Es habitual oír decir, como si se hubiera hecho un gran descubrimiento, como si fuera una revelación ante la que sólo quedaría decir ‘amén’, que “los territorios no tienen lengua, ni tampoco, en consecuencia, derechos lingüísticos, sino que serían las personas las que los tendrían”, y que, por tanto, nociones como la de “lengua propia” serían falaces y no se desprendería nada (sobre todo no se desprenderían consecuencias de orden ético y menos aún potenciales prescripciones legales). Pretender, con base en ideas como que «el catalán sería la lengua de Cataluña», que todo el que quisiera instalarse en ella adquiriría una obligación con su lengua, será sólo un equívoco que ahora quedaría aclarado. Y sin embargo es exactamente al revés: la falacia la cometen quienes razonan en los términos descritos, y lo hacen porque cogen una metonimia (el territorio ―Cataluña―, empleado para referirse a su gente, es a decir a la comunidad histórica que lo habita y le dota de especificidad) como si fuera una afirmación literal, y pretenden que aquellos que hablan de “lengua propia” no piensan en las personas sino en un espacio o un concepto abstracto, cuando propiamente la referencia que tendrían en mente sería la comunidad catalanohablante (de personas catalanohablantes), una comunidad histórica territorializada que, por eso mismo, puede identificarse metafóricamente con el territorio (en cuyo seno es titular de derechos), de la misma modo que hablamos de la ensalada que precede al bistec como del “primer plato”, cuando todo el mundo sabe que, propiamente, la ensalada sería lo que habría en el plato, y no el plato mismo. Al atribuir a quienes hablan de “lengua propia” la creencia de que serían los espacios geográficos quienes tendrían lengua, quienes hacen tal acusación razonan ‘ad logicam’, es decir, atribuyéndoles unas intenciones que ni tienen ni pretenden, y atacando seguidamente estas intenciones que, en realidad, sólo están (un hombre de paja) en su cabeza. No es un diálogo, es un monólogo en el que los propios polemistas crean el error y lo resuelven, en un proceso que, claro, no puede fallarles, pero que sólo convence a los convencidos, aunque puede desorientar fácilmente a los menos críticos (es decir, la mayoría; he aquí el peligro de los sofismos).

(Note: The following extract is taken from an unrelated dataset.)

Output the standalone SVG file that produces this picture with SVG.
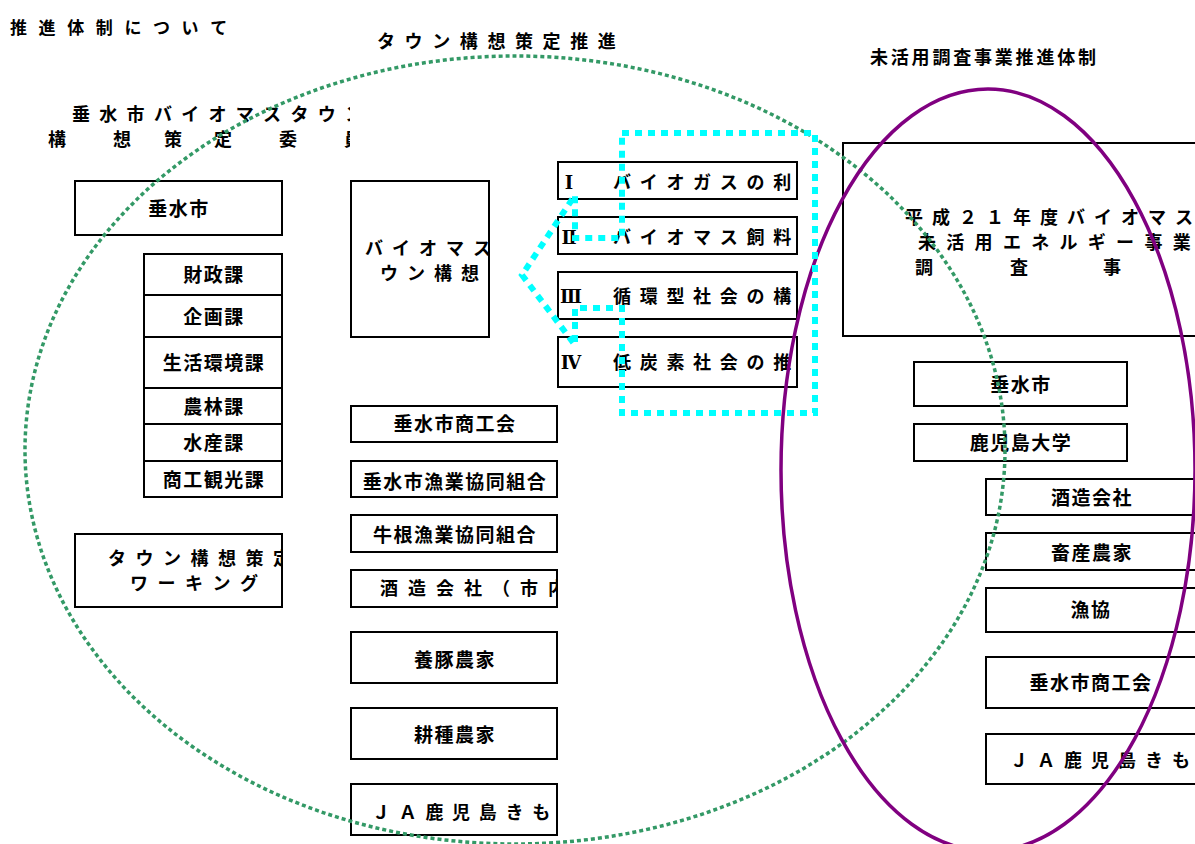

En cualquier caso, la ocurrencia se esgrime con una voluntad clara: negar toda legitimidad a las políticas lingüísticas que priorizarían al catalán en su mismo dominio lingüístico histórico, es decir, el ámbito territorial en el que se ha formado y se ha terminado desarrollando históricamente la comunidad catalanohablante, aduciendo que, si hubiera derechos lingüísticos, éstos serían estrictamente personales. De esta manera se cerraría la puerta a toda medida que pretendiera garantizar la justicia basada en el principio de territorialidad (plenamente pertinente, no porque los territorios hablen, sino porque las comunidades de hablantes tienen historia y territorio) y se conseguiría reducir los catalanohablantes a una serie de individuos dispersos en medio de un océano castellanófono (francófono en el norte) donde permanecerían indefensos. Sin embargo, el hechizo del sofisma se desvanece fácilmente con una sola palabra mágica: ‘colectividad’. Efectivamente, sustituimos «territorio» por «colectividad» y de repente veremos que, cuando hablamos de la «lengua propia de Cataluña» a lo que nos referimos es a la lengua de las personas que forman la colectividad ―ciertamente territorializada, repitámoslo― de los catalanohablantes, que es aquella en la que vive el catalán o, si se quiere, más propiamente: aquella en la que la identidad lingüística de los sujetos (que es una dimensión de su identidad personal) se construye alrededor de la lengua catalana. Cierto, los derechos son de las personas, siempre. Sólo que unas veces son derechos personales de carácter individual y otras lo son de carácter colectivo, porque sólo emergen en comunidad. Todo aclarado.
Paradójicamente, los polemistas que creen detectar la creencia en territorios dotados de lengua y de derechos en las pretensiones de los demás, no les preocupa escudarse en consideraciones territoriales, a menudo disfrazadas de legalidad neutral (y totémica) para legitimar imposiciones lingüísticas sobre grupos diferentes al suyo: el castellano sería el español y, entonces la lengua de España, ahora sí, territorio con lengua propia y erigido en fuente de deberes, que exigiría sacrificios a las comunidades históricas no castellanohablantes (es decir a las personas que las integran) y a las personas inmigrantes con una lengua inicial distinta a la castellana. Por el contrario, los castellanohablantes gozarían de plenos derechos territoriales.
Y es que habría unos territorios más territoriales que otros.